### Stored entries

** START **

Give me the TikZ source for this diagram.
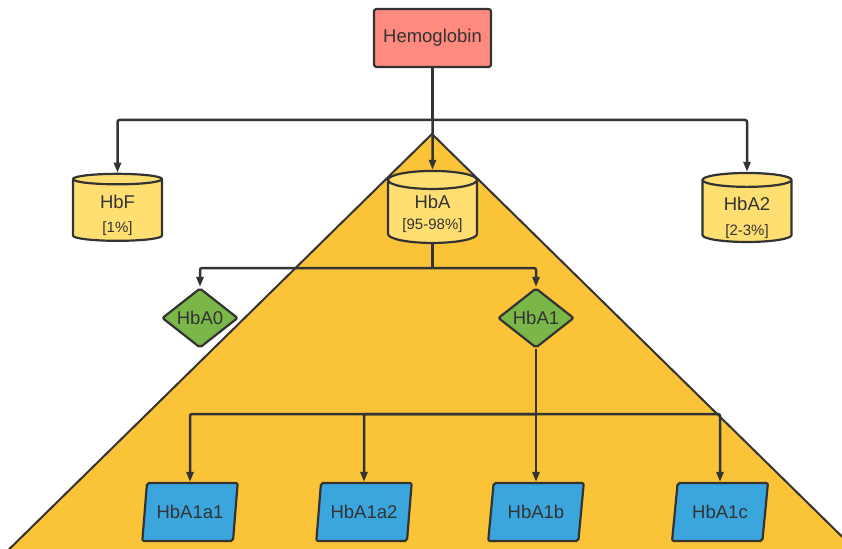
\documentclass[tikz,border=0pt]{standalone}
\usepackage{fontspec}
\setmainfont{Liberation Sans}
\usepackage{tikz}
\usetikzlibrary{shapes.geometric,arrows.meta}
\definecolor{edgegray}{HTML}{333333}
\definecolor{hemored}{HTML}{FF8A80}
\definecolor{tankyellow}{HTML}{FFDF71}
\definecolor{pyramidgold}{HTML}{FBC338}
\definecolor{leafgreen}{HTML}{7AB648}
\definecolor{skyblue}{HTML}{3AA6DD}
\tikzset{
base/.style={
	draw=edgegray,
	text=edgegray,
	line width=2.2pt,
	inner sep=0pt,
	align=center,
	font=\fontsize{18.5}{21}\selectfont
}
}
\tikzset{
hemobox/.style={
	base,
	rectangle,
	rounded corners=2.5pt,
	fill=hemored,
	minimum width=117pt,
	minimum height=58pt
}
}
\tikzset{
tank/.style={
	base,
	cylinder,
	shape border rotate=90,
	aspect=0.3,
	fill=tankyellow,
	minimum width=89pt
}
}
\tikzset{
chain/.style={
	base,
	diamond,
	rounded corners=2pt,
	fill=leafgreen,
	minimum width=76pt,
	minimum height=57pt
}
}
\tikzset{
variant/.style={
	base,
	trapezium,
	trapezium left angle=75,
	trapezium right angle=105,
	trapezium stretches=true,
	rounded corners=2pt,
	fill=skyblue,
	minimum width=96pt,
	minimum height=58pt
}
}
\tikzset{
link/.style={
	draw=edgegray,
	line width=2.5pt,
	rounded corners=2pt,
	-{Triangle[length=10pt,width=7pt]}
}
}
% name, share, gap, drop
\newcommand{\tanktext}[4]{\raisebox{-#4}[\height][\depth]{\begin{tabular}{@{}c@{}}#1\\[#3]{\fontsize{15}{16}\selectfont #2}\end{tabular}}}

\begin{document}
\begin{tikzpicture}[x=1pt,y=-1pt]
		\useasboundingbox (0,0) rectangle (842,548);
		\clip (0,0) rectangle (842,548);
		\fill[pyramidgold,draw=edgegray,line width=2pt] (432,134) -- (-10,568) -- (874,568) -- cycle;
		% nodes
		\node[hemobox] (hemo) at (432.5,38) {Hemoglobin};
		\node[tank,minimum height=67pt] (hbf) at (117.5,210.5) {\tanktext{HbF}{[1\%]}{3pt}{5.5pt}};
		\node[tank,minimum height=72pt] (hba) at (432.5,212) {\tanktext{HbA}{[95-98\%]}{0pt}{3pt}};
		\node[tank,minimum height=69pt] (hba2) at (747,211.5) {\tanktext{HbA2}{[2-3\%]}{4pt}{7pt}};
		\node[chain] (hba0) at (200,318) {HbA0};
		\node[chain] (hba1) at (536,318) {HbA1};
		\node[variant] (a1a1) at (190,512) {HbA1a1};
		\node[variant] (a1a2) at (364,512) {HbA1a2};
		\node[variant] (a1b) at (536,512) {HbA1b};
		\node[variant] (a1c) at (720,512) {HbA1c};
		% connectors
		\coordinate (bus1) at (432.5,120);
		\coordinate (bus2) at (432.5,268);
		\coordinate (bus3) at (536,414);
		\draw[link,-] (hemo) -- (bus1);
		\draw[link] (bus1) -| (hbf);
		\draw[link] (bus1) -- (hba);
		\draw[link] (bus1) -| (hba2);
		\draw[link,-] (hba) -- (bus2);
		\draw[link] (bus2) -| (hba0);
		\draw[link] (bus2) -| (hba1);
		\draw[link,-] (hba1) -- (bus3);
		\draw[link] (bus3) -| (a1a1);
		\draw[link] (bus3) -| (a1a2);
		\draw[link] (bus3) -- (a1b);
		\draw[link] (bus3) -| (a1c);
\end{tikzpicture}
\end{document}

** END **
** START **

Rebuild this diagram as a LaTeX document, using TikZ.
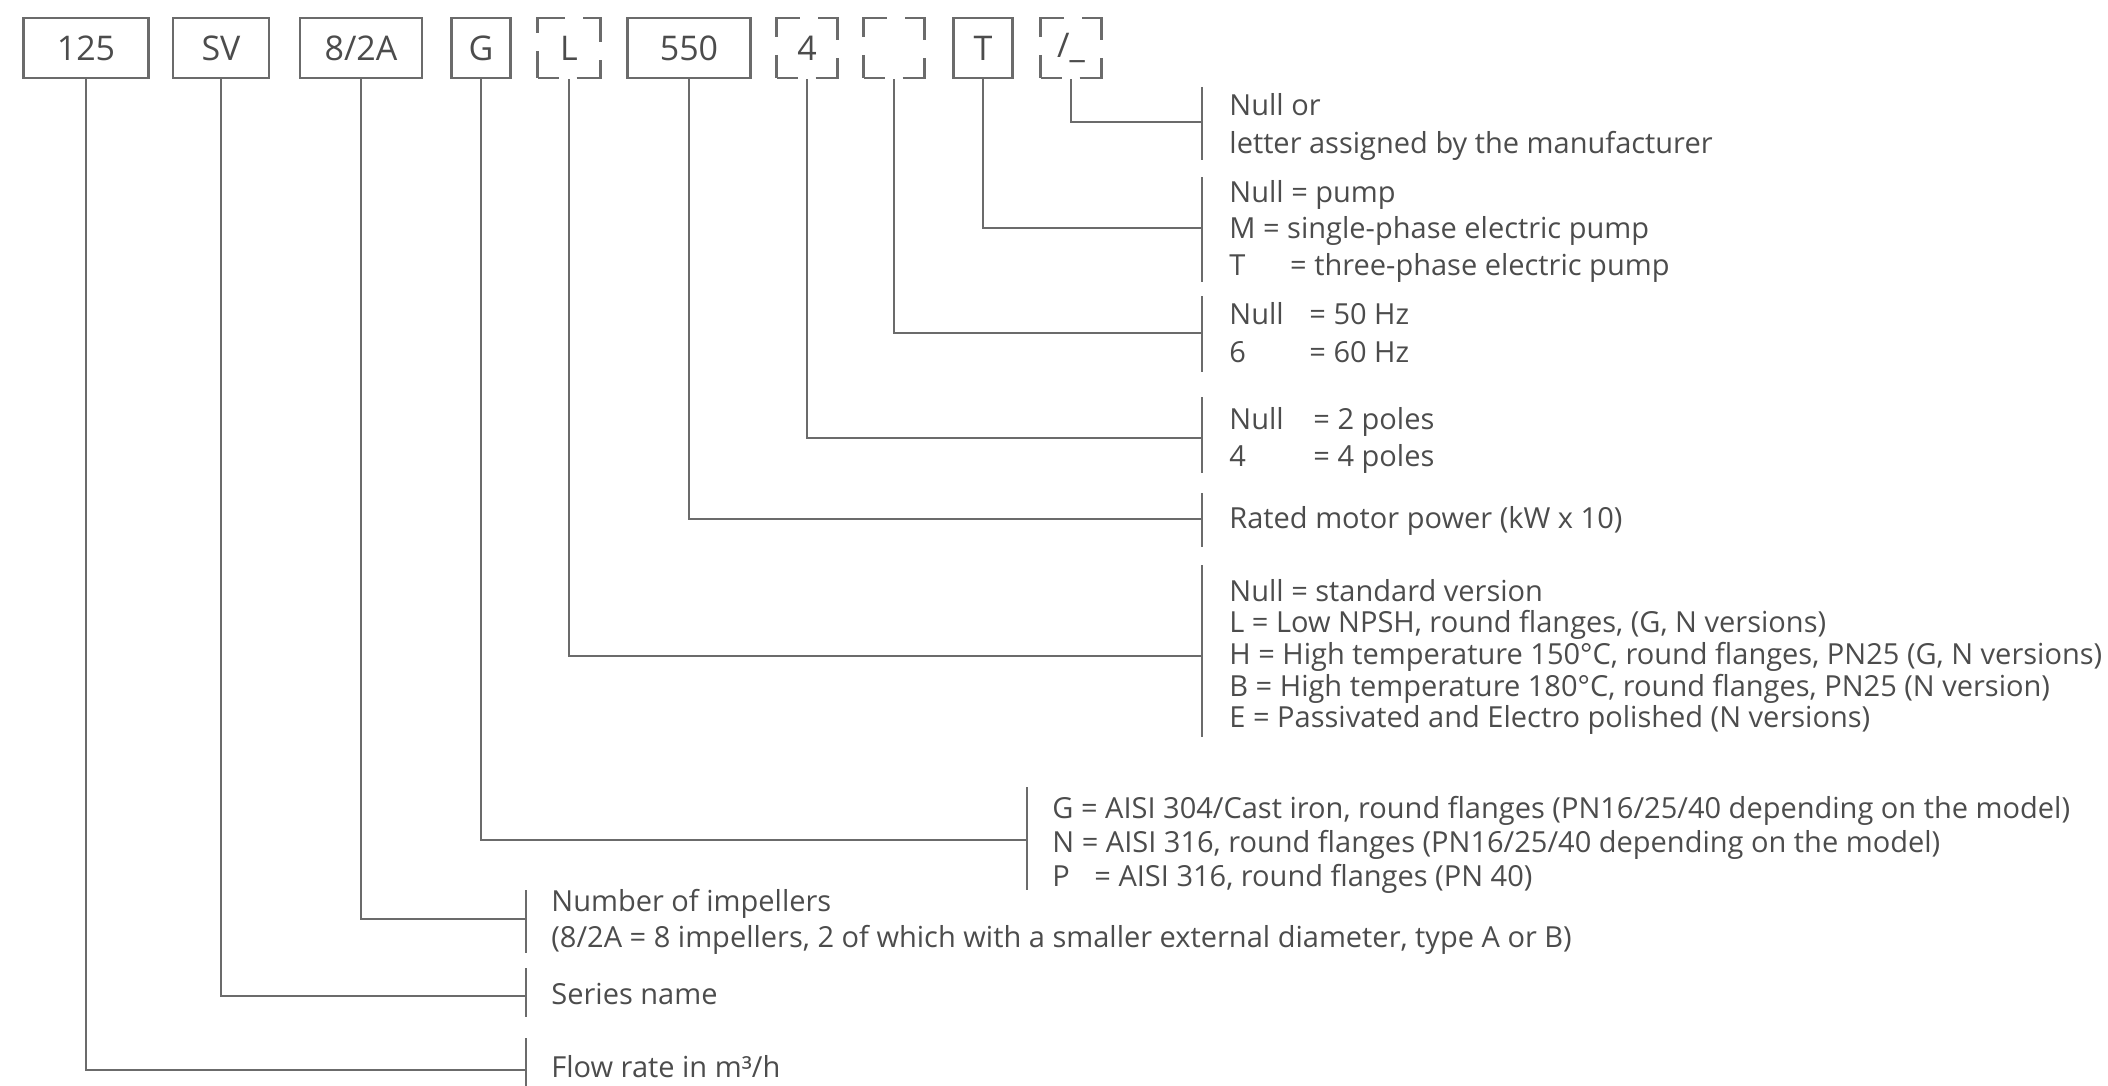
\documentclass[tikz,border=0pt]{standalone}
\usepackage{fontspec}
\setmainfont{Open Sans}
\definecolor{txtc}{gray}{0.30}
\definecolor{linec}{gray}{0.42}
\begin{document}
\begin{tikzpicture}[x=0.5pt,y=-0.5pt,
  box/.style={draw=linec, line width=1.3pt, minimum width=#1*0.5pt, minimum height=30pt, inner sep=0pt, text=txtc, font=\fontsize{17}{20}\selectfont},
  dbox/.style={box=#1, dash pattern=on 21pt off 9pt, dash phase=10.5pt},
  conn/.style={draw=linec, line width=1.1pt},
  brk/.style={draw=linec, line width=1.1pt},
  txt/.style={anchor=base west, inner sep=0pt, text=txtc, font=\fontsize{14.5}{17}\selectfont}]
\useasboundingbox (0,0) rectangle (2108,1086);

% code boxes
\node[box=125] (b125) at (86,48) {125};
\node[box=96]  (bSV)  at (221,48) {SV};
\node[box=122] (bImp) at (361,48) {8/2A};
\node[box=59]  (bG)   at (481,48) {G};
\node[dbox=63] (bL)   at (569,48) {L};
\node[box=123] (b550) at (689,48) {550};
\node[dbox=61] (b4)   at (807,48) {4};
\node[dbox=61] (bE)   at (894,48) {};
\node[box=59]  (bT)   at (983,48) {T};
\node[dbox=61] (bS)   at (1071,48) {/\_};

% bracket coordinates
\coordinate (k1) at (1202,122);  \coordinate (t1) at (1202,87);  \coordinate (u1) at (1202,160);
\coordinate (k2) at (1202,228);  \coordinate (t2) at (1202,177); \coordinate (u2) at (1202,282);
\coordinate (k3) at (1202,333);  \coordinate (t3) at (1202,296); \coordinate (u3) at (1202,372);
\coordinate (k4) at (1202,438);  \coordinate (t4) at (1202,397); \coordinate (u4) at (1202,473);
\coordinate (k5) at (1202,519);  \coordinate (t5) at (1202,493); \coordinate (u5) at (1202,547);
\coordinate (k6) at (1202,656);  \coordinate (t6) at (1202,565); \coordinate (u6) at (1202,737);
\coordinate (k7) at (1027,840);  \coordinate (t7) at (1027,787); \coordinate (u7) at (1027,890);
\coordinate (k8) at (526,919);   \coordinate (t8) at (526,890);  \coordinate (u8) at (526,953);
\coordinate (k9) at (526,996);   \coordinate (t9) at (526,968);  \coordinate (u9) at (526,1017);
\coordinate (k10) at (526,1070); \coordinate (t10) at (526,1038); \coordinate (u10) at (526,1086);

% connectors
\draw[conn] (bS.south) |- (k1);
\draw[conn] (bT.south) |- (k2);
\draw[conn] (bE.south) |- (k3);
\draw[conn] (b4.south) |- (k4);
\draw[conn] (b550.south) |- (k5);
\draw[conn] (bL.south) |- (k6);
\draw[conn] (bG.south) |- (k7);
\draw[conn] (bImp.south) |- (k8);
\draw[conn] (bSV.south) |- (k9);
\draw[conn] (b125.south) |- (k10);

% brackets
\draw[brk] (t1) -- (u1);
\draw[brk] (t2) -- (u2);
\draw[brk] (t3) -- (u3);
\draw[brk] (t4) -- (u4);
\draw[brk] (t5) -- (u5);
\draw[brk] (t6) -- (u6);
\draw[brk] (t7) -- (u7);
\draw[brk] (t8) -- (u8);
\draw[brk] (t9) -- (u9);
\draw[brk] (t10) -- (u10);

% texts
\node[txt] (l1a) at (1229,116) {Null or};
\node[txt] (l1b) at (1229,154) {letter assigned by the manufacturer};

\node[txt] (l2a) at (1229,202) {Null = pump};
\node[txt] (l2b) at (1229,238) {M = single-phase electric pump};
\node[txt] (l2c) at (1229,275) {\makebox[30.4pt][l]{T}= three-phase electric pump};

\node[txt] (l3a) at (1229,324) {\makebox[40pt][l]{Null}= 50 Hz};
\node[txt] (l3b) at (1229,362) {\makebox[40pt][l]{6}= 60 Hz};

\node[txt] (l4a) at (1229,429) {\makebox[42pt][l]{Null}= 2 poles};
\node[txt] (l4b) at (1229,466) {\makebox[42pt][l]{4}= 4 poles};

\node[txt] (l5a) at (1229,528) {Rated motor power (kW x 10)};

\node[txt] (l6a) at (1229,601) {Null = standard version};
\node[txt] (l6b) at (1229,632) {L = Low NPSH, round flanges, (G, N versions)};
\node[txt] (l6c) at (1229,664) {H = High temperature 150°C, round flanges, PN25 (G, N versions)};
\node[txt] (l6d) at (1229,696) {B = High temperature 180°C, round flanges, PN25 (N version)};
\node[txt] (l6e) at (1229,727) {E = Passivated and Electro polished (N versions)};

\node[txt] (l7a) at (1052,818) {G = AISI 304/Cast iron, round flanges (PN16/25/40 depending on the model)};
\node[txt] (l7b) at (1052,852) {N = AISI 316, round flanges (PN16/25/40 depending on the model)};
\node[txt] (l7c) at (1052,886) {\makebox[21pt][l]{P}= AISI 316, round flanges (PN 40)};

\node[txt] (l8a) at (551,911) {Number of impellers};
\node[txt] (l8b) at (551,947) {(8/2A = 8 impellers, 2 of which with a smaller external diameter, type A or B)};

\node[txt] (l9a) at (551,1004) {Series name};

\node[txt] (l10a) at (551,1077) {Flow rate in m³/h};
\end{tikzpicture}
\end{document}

** END **

From the entries above, extract each line containing "diagram".

Give me the TikZ source for this diagram.
Rebuild this diagram as a LaTeX document, using TikZ.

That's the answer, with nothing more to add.